**Exercise:**
Give the listing again character for character, but drop the images.

**Supplied material:**
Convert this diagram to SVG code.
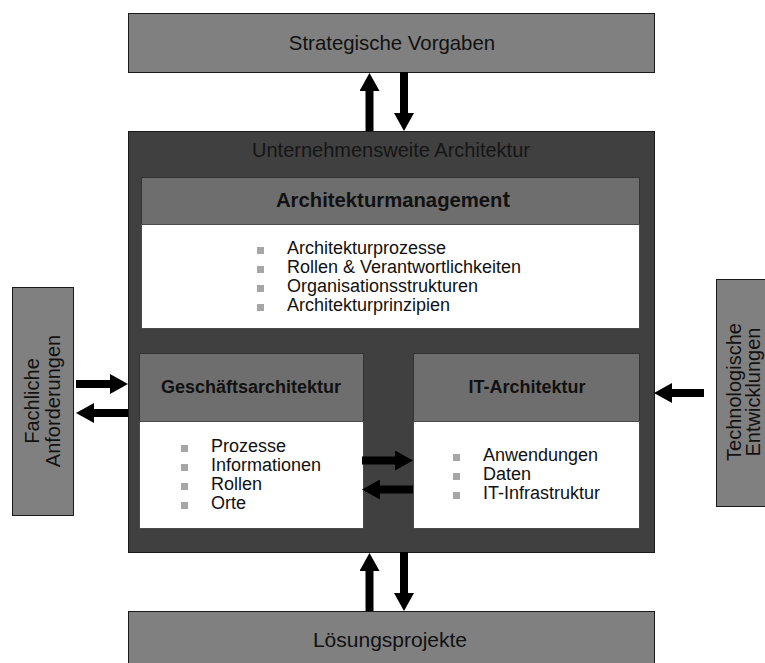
<svg xmlns="http://www.w3.org/2000/svg" width="765" height="663" viewBox="0 0 765 663">
<style>
  text { font-family: "Liberation Sans", Arial, sans-serif; fill: #111; }
  .light { fill: #808080; stroke: #1a1a1a; stroke-width: 1; }
  .dark { fill: #404040; stroke: #1a1a1a; stroke-width: 1; }
  .head { fill: #6e6e6e; stroke: #333; stroke-width: 1; }
  .body { fill: #ffffff; stroke: #4a4a4a; stroke-width: 1; }
  .title { font-size: 20px; text-anchor: middle; }
  .bold { font-weight: bold; text-anchor: middle; font-size: 18px; }
  .item { font-size: 18px; }
  .bullet { fill: #a6a6a6; }
  .conn { stroke: #000; stroke-width: 8; fill: none; marker-end: url(#ah); }
</style>
<defs>
  <marker id="ah" markerUnits="userSpaceOnUse" markerWidth="18" markerHeight="20" refX="1" refY="10" orient="auto">
    <path d="M0,0 L18,10 L0,20 z" fill="#000"/>
  </marker>
</defs>
<rect width="765" height="663" fill="#fff"/>

<g id="strategische-vorgaben">
  <rect class="light" x="128.5" y="13.5" width="526" height="59"/>
  <text class="title" x="392" y="50" style="font-size:20.4px">Strategische Vorgaben</text>
</g>

<g id="loesungsprojekte">
  <rect class="light" x="128.5" y="611.5" width="526" height="60"/>
  <text class="title" x="390" y="647" style="font-size:21px">Lösungsprojekte</text>
</g>

<g id="fachliche-anforderungen">
  <rect class="light" x="12.5" y="287.5" width="61" height="228"/>
  <text class="title" transform="translate(39,401) rotate(-90)">Fachliche</text>
  <text class="title" transform="translate(60,401) rotate(-90)">Anforderungen</text>
</g>

<g id="technologische-entwicklungen">
  <rect class="light" x="716.5" y="279.5" width="60" height="227"/>
  <text class="title" transform="translate(741,392) rotate(-90)">Technologische</text>
  <text class="title" transform="translate(760,392) rotate(-90)">Entwicklungen</text>
</g>

<g id="unternehmensweite-architektur">
  <rect class="dark" x="128.5" y="131.5" width="526" height="421"/>
  <text class="title" x="391" y="157" style="fill:#151515">Unternehmensweite Architektur</text>
</g>

<g id="architekturmanagement">
  <rect class="head" x="141.5" y="177.5" width="498" height="47"/>
  <rect class="body" x="141.5" y="224.5" width="498" height="104"/>
  <text class="bold" x="393" y="207" style="font-size:20.3px">Architekturmanagemen<tspan style="font-size:22.5px">t</tspan></text>
  <rect class="bullet" x="257" y="247" width="7" height="7"/>
  <rect class="bullet" x="257" y="266" width="7" height="7"/>
  <rect class="bullet" x="257" y="285" width="7" height="7"/>
  <rect class="bullet" x="257" y="304" width="7" height="7"/>
  <text class="item" x="287" y="254">Architekturprozesse</text>
  <text class="item" x="287" y="273">Rollen &amp; Verantwortlichkeiten</text>
  <text class="item" x="287" y="292">Organisationsstrukturen</text>
  <text class="item" x="287" y="311">Architekturprinzipien</text>
</g>

<g id="geschaeftsarchitektur">
  <rect class="head" x="139.5" y="353.5" width="224" height="68"/>
  <rect class="body" x="139.5" y="421.5" width="224" height="107"/>
  <text class="bold" x="251" y="393">Geschäftsarchitektur</text>
  <rect class="bullet" x="181" y="445" width="7" height="7"/>
  <rect class="bullet" x="181" y="464" width="7" height="7"/>
  <rect class="bullet" x="181" y="483" width="7" height="7"/>
  <rect class="bullet" x="181" y="502" width="7" height="7"/>
  <text class="item" x="211" y="452">Prozesse</text>
  <text class="item" x="211" y="471">Informationen</text>
  <text class="item" x="211" y="490">Rollen</text>
  <text class="item" x="211" y="509">Orte</text>
</g>

<g id="it-architektur">
  <rect class="head" x="413.5" y="353.5" width="226" height="68"/>
  <rect class="body" x="413.5" y="421.5" width="226" height="107"/>
  <text class="bold" x="527" y="393">IT-Architektur</text>
  <rect class="bullet" x="453" y="454" width="7" height="7"/>
  <rect class="bullet" x="453" y="473" width="7" height="7"/>
  <rect class="bullet" x="453" y="492" width="7" height="7"/>
  <text class="item" x="483" y="461">Anwendungen</text>
  <text class="item" x="483" y="480">Daten</text>
  <text class="item" x="483" y="499">IT-Infrastruktur</text>
</g>

<g id="connectors">
  <line class="conn" x1="369.5" y1="131" x2="369.5" y2="90"/>
  <line class="conn" x1="404" y1="72" x2="404" y2="114"/>
  <line class="conn" x1="369.5" y1="611" x2="369.5" y2="570"/>
  <line class="conn" x1="404" y1="552" x2="404" y2="594"/>
  <line class="conn" x1="76" y1="384" x2="111" y2="384"/>
  <line class="conn" x1="128" y1="413" x2="93" y2="413"/>
  <line class="conn" x1="362" y1="460.5" x2="396" y2="460.5"/>
  <line class="conn" x1="413" y1="489.5" x2="379" y2="489.5"/>
  <line class="conn" x1="704" y1="393" x2="671" y2="393"/>
</g>
</svg>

**Full answer:**
Convert this diagram to SVG code.
<svg xmlns="http://www.w3.org/2000/svg" width="765" height="663" viewBox="0 0 765 663">
<style>
  text { font-family: "Liberation Sans", Arial, sans-serif; fill: #111; }
  .light { fill: #808080; stroke: #1a1a1a; stroke-width: 1; }
  .dark { fill: #404040; stroke: #1a1a1a; stroke-width: 1; }
  .head { fill: #6e6e6e; stroke: #333; stroke-width: 1; }
  .body { fill: #ffffff; stroke: #4a4a4a; stroke-width: 1; }
  .title { font-size: 20px; text-anchor: middle; }
  .bold { font-weight: bold; text-anchor: middle; font-size: 18px; }
  .item { font-size: 18px; }
  .bullet { fill: #a6a6a6; }
  .conn { stroke: #000; stroke-width: 8; fill: none; marker-end: url(#ah); }
</style>
<defs>
  <marker id="ah" markerUnits="userSpaceOnUse" markerWidth="18" markerHeight="20" refX="1" refY="10" orient="auto">
    <path d="M0,0 L18,10 L0,20 z" fill="#000"/>
  </marker>
</defs>
<rect width="765" height="663" fill="#fff"/>

<g id="strategische-vorgaben">
  <rect class="light" x="128.5" y="13.5" width="526" height="59"/>
  <text class="title" x="392" y="50" style="font-size:20.4px">Strategische Vorgaben</text>
</g>

<g id="loesungsprojekte">
  <rect class="light" x="128.5" y="611.5" width="526" height="60"/>
  <text class="title" x="390" y="647" style="font-size:21px">Lösungsprojekte</text>
</g>

<g id="fachliche-anforderungen">
  <rect class="light" x="12.5" y="287.5" width="61" height="228"/>
  <text class="title" transform="translate(39,401) rotate(-90)">Fachliche</text>
  <text class="title" transform="translate(60,401) rotate(-90)">Anforderungen</text>
</g>

<g id="technologische-entwicklungen">
  <rect class="light" x="716.5" y="279.5" width="60" height="227"/>
  <text class="title" transform="translate(741,392) rotate(-90)">Technologische</text>
  <text class="title" transform="translate(760,392) rotate(-90)">Entwicklungen</text>
</g>

<g id="unternehmensweite-architektur">
  <rect class="dark" x="128.5" y="131.5" width="526" height="421"/>
  <text class="title" x="391" y="157" style="fill:#151515">Unternehmensweite Architektur</text>
</g>

<g id="architekturmanagement">
  <rect class="head" x="141.5" y="177.5" width="498" height="47"/>
  <rect class="body" x="141.5" y="224.5" width="498" height="104"/>
  <text class="bold" x="393" y="207" style="font-size:20.3px">Architekturmanagemen<tspan style="font-size:22.5px">t</tspan></text>
  <rect class="bullet" x="257" y="247" width="7" height="7"/>
  <rect class="bullet" x="257" y="266" width="7" height="7"/>
  <rect class="bullet" x="257" y="285" width="7" height="7"/>
  <rect class="bullet" x="257" y="304" width="7" height="7"/>
  <text class="item" x="287" y="254">Architekturprozesse</text>
  <text class="item" x="287" y="273">Rollen &amp; Verantwortlichkeiten</text>
  <text class="item" x="287" y="292">Organisationsstrukturen</text>
  <text class="item" x="287" y="311">Architekturprinzipien</text>
</g>

<g id="geschaeftsarchitektur">
  <rect class="head" x="139.5" y="353.5" width="224" height="68"/>
  <rect class="body" x="139.5" y="421.5" width="224" height="107"/>
  <text class="bold" x="251" y="393">Geschäftsarchitektur</text>
  <rect class="bullet" x="181" y="445" width="7" height="7"/>
  <rect class="bullet" x="181" y="464" width="7" height="7"/>
  <rect class="bullet" x="181" y="483" width="7" height="7"/>
  <rect class="bullet" x="181" y="502" width="7" height="7"/>
  <text class="item" x="211" y="452">Prozesse</text>
  <text class="item" x="211" y="471">Informationen</text>
  <text class="item" x="211" y="490">Rollen</text>
  <text class="item" x="211" y="509">Orte</text>
</g>

<g id="it-architektur">
  <rect class="head" x="413.5" y="353.5" width="226" height="68"/>
  <rect class="body" x="413.5" y="421.5" width="226" height="107"/>
  <text class="bold" x="527" y="393">IT-Architektur</text>
  <rect class="bullet" x="453" y="454" width="7" height="7"/>
  <rect class="bullet" x="453" y="473" width="7" height="7"/>
  <rect class="bullet" x="453" y="492" width="7" height="7"/>
  <text class="item" x="483" y="461">Anwendungen</text>
  <text class="item" x="483" y="480">Daten</text>
  <text class="item" x="483" y="499">IT-Infrastruktur</text>
</g>

<g id="connectors">
  <line class="conn" x1="369.5" y1="131" x2="369.5" y2="90"/>
  <line class="conn" x1="404" y1="72" x2="404" y2="114"/>
  <line class="conn" x1="369.5" y1="611" x2="369.5" y2="570"/>
  <line class="conn" x1="404" y1="552" x2="404" y2="594"/>
  <line class="conn" x1="76" y1="384" x2="111" y2="384"/>
  <line class="conn" x1="128" y1="413" x2="93" y2="413"/>
  <line class="conn" x1="362" y1="460.5" x2="396" y2="460.5"/>
  <line class="conn" x1="413" y1="489.5" x2="379" y2="489.5"/>
  <line class="conn" x1="704" y1="393" x2="671" y2="393"/>
</g>
</svg>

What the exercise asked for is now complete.